Problem details:
Make an exact transcription of the material, leaving out all images.

Given material:

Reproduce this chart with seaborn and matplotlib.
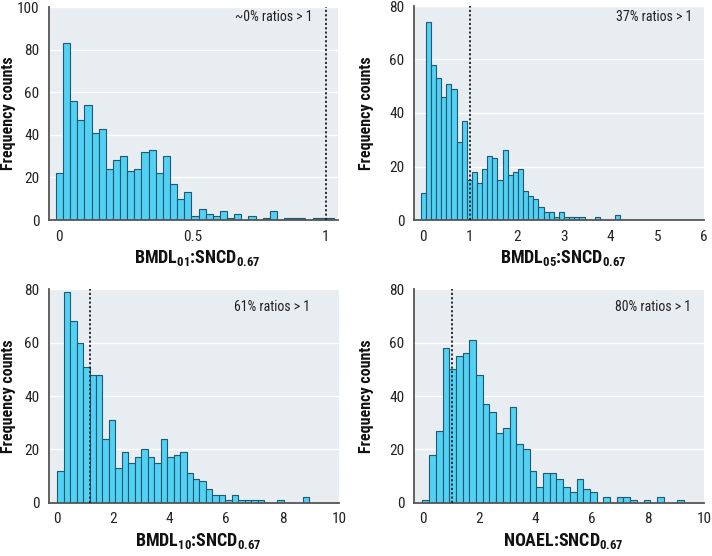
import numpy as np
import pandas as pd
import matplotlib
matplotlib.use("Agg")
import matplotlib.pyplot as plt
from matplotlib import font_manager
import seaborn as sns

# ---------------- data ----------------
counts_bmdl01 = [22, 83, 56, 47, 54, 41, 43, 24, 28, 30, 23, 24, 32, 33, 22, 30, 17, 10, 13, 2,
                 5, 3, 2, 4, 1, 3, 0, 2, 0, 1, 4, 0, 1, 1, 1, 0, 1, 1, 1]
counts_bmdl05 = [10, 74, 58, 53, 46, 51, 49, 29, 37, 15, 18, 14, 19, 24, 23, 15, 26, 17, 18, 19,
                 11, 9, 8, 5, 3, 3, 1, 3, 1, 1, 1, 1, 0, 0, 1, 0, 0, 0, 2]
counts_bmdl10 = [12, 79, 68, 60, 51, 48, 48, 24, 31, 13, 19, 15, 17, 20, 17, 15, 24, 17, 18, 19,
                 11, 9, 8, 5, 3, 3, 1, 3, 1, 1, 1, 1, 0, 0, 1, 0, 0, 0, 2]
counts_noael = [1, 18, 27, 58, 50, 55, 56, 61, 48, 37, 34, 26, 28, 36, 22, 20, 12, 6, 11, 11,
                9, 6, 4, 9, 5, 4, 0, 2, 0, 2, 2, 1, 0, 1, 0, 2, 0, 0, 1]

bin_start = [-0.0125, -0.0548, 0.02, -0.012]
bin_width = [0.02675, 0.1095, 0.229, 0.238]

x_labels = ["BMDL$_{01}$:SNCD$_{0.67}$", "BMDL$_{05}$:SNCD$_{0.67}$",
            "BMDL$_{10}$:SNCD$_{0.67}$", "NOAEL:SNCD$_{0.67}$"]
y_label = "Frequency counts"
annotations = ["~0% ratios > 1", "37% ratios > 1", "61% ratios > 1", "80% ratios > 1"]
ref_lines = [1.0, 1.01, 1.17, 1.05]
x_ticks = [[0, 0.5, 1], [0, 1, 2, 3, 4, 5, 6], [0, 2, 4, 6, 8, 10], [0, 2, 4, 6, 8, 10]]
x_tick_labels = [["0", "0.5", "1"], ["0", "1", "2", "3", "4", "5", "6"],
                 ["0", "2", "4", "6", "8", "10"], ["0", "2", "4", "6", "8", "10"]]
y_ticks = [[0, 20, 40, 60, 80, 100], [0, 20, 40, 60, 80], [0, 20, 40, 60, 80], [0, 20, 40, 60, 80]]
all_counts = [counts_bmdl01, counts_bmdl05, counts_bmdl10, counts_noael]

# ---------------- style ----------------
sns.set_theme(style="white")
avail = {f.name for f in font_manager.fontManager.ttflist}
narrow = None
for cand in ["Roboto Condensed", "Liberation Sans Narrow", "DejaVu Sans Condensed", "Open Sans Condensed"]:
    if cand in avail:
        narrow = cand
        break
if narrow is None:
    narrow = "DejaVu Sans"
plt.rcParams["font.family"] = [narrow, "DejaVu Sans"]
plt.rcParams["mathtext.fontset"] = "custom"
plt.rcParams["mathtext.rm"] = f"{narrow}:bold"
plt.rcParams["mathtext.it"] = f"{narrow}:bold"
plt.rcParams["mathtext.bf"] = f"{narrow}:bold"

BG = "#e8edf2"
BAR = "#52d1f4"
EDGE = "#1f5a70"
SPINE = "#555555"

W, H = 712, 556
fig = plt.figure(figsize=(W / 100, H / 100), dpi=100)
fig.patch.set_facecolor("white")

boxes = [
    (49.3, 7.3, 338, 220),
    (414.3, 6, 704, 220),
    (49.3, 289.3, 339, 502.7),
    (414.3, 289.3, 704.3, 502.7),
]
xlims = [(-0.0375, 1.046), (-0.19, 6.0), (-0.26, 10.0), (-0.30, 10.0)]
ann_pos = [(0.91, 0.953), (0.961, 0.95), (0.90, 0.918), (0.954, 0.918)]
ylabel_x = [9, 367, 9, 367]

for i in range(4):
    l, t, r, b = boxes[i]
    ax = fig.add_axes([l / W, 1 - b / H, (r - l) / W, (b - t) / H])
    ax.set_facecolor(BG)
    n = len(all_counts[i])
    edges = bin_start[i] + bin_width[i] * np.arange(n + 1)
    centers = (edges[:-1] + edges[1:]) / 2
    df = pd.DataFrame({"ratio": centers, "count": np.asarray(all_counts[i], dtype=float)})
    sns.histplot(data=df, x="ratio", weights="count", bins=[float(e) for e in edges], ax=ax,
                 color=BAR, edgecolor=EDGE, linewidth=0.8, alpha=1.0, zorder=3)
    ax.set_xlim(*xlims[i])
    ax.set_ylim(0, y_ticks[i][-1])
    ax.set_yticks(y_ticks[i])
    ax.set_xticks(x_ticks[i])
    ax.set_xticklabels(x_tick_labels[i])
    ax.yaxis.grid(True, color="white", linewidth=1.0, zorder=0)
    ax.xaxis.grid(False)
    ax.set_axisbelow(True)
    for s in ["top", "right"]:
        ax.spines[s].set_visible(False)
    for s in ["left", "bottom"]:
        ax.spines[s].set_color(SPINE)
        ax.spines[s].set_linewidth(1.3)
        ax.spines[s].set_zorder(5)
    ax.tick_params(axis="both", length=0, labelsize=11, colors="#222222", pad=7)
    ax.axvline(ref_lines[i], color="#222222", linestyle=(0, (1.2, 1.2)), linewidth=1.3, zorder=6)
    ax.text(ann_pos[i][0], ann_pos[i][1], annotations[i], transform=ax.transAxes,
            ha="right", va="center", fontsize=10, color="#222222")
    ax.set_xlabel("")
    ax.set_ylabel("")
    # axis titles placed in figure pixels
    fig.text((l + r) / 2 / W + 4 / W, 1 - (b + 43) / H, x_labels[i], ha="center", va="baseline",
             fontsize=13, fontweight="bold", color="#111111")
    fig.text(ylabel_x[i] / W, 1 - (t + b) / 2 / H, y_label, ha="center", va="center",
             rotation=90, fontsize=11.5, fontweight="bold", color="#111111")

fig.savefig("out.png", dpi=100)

Complete response:
Reproduce this chart with seaborn and matplotlib.
import numpy as np
import pandas as pd
import matplotlib
matplotlib.use("Agg")
import matplotlib.pyplot as plt
from matplotlib import font_manager
import seaborn as sns

# ---------------- data ----------------
counts_bmdl01 = [22, 83, 56, 47, 54, 41, 43, 24, 28, 30, 23, 24, 32, 33, 22, 30, 17, 10, 13, 2,
                 5, 3, 2, 4, 1, 3, 0, 2, 0, 1, 4, 0, 1, 1, 1, 0, 1, 1, 1]
counts_bmdl05 = [10, 74, 58, 53, 46, 51, 49, 29, 37, 15, 18, 14, 19, 24, 23, 15, 26, 17, 18, 19,
                 11, 9, 8, 5, 3, 3, 1, 3, 1, 1, 1, 1, 0, 0, 1, 0, 0, 0, 2]
counts_bmdl10 = [12, 79, 68, 60, 51, 48, 48, 24, 31, 13, 19, 15, 17, 20, 17, 15, 24, 17, 18, 19,
                 11, 9, 8, 5, 3, 3, 1, 3, 1, 1, 1, 1, 0, 0, 1, 0, 0, 0, 2]
counts_noael = [1, 18, 27, 58, 50, 55, 56, 61, 48, 37, 34, 26, 28, 36, 22, 20, 12, 6, 11, 11,
                9, 6, 4, 9, 5, 4, 0, 2, 0, 2, 2, 1, 0, 1, 0, 2, 0, 0, 1]

bin_start = [-0.0125, -0.0548, 0.02, -0.012]
bin_width = [0.02675, 0.1095, 0.229, 0.238]

x_labels = ["BMDL$_{01}$:SNCD$_{0.67}$", "BMDL$_{05}$:SNCD$_{0.67}$",
            "BMDL$_{10}$:SNCD$_{0.67}$", "NOAEL:SNCD$_{0.67}$"]
y_label = "Frequency counts"
annotations = ["~0% ratios > 1", "37% ratios > 1", "61% ratios > 1", "80% ratios > 1"]
ref_lines = [1.0, 1.01, 1.17, 1.05]
x_ticks = [[0, 0.5, 1], [0, 1, 2, 3, 4, 5, 6], [0, 2, 4, 6, 8, 10], [0, 2, 4, 6, 8, 10]]
x_tick_labels = [["0", "0.5", "1"], ["0", "1", "2", "3", "4", "5", "6"],
                 ["0", "2", "4", "6", "8", "10"], ["0", "2", "4", "6", "8", "10"]]
y_ticks = [[0, 20, 40, 60, 80, 100], [0, 20, 40, 60, 80], [0, 20, 40, 60, 80], [0, 20, 40, 60, 80]]
all_counts = [counts_bmdl01, counts_bmdl05, counts_bmdl10, counts_noael]

# ---------------- style ----------------
sns.set_theme(style="white")
avail = {f.name for f in font_manager.fontManager.ttflist}
narrow = None
for cand in ["Roboto Condensed", "Liberation Sans Narrow", "DejaVu Sans Condensed", "Open Sans Condensed"]:
    if cand in avail:
        narrow = cand
        break
if narrow is None:
    narrow = "DejaVu Sans"
plt.rcParams["font.family"] = [narrow, "DejaVu Sans"]
plt.rcParams["mathtext.fontset"] = "custom"
plt.rcParams["mathtext.rm"] = f"{narrow}:bold"
plt.rcParams["mathtext.it"] = f"{narrow}:bold"
plt.rcParams["mathtext.bf"] = f"{narrow}:bold"

BG = "#e8edf2"
BAR = "#52d1f4"
EDGE = "#1f5a70"
SPINE = "#555555"

W, H = 712, 556
fig = plt.figure(figsize=(W / 100, H / 100), dpi=100)
fig.patch.set_facecolor("white")

boxes = [
    (49.3, 7.3, 338, 220),
    (414.3, 6, 704, 220),
    (49.3, 289.3, 339, 502.7),
    (414.3, 289.3, 704.3, 502.7),
]
xlims = [(-0.0375, 1.046), (-0.19, 6.0), (-0.26, 10.0), (-0.30, 10.0)]
ann_pos = [(0.91, 0.953), (0.961, 0.95), (0.90, 0.918), (0.954, 0.918)]
ylabel_x = [9, 367, 9, 367]

for i in range(4):
    l, t, r, b = boxes[i]
    ax = fig.add_axes([l / W, 1 - b / H, (r - l) / W, (b - t) / H])
    ax.set_facecolor(BG)
    n = len(all_counts[i])
    edges = bin_start[i] + bin_width[i] * np.arange(n + 1)
    centers = (edges[:-1] + edges[1:]) / 2
    df = pd.DataFrame({"ratio": centers, "count": np.asarray(all_counts[i], dtype=float)})
    sns.histplot(data=df, x="ratio", weights="count", bins=[float(e) for e in edges], ax=ax,
                 color=BAR, edgecolor=EDGE, linewidth=0.8, alpha=1.0, zorder=3)
    ax.set_xlim(*xlims[i])
    ax.set_ylim(0, y_ticks[i][-1])
    ax.set_yticks(y_ticks[i])
    ax.set_xticks(x_ticks[i])
    ax.set_xticklabels(x_tick_labels[i])
    ax.yaxis.grid(True, color="white", linewidth=1.0, zorder=0)
    ax.xaxis.grid(False)
    ax.set_axisbelow(True)
    for s in ["top", "right"]:
        ax.spines[s].set_visible(False)
    for s in ["left", "bottom"]:
        ax.spines[s].set_color(SPINE)
        ax.spines[s].set_linewidth(1.3)
        ax.spines[s].set_zorder(5)
    ax.tick_params(axis="both", length=0, labelsize=11, colors="#222222", pad=7)
    ax.axvline(ref_lines[i], color="#222222", linestyle=(0, (1.2, 1.2)), linewidth=1.3, zorder=6)
    ax.text(ann_pos[i][0], ann_pos[i][1], annotations[i], transform=ax.transAxes,
            ha="right", va="center", fontsize=10, color="#222222")
    ax.set_xlabel("")
    ax.set_ylabel("")
    # axis titles placed in figure pixels
    fig.text((l + r) / 2 / W + 4 / W, 1 - (b + 43) / H, x_labels[i], ha="center", va="baseline",
             fontsize=13, fontweight="bold", color="#111111")
    fig.text(ylabel_x[i] / W, 1 - (t + b) / 2 / H, y_label, ha="center", va="center",
             rotation=90, fontsize=11.5, fontweight="bold", color="#111111")

fig.savefig("out.png", dpi=100)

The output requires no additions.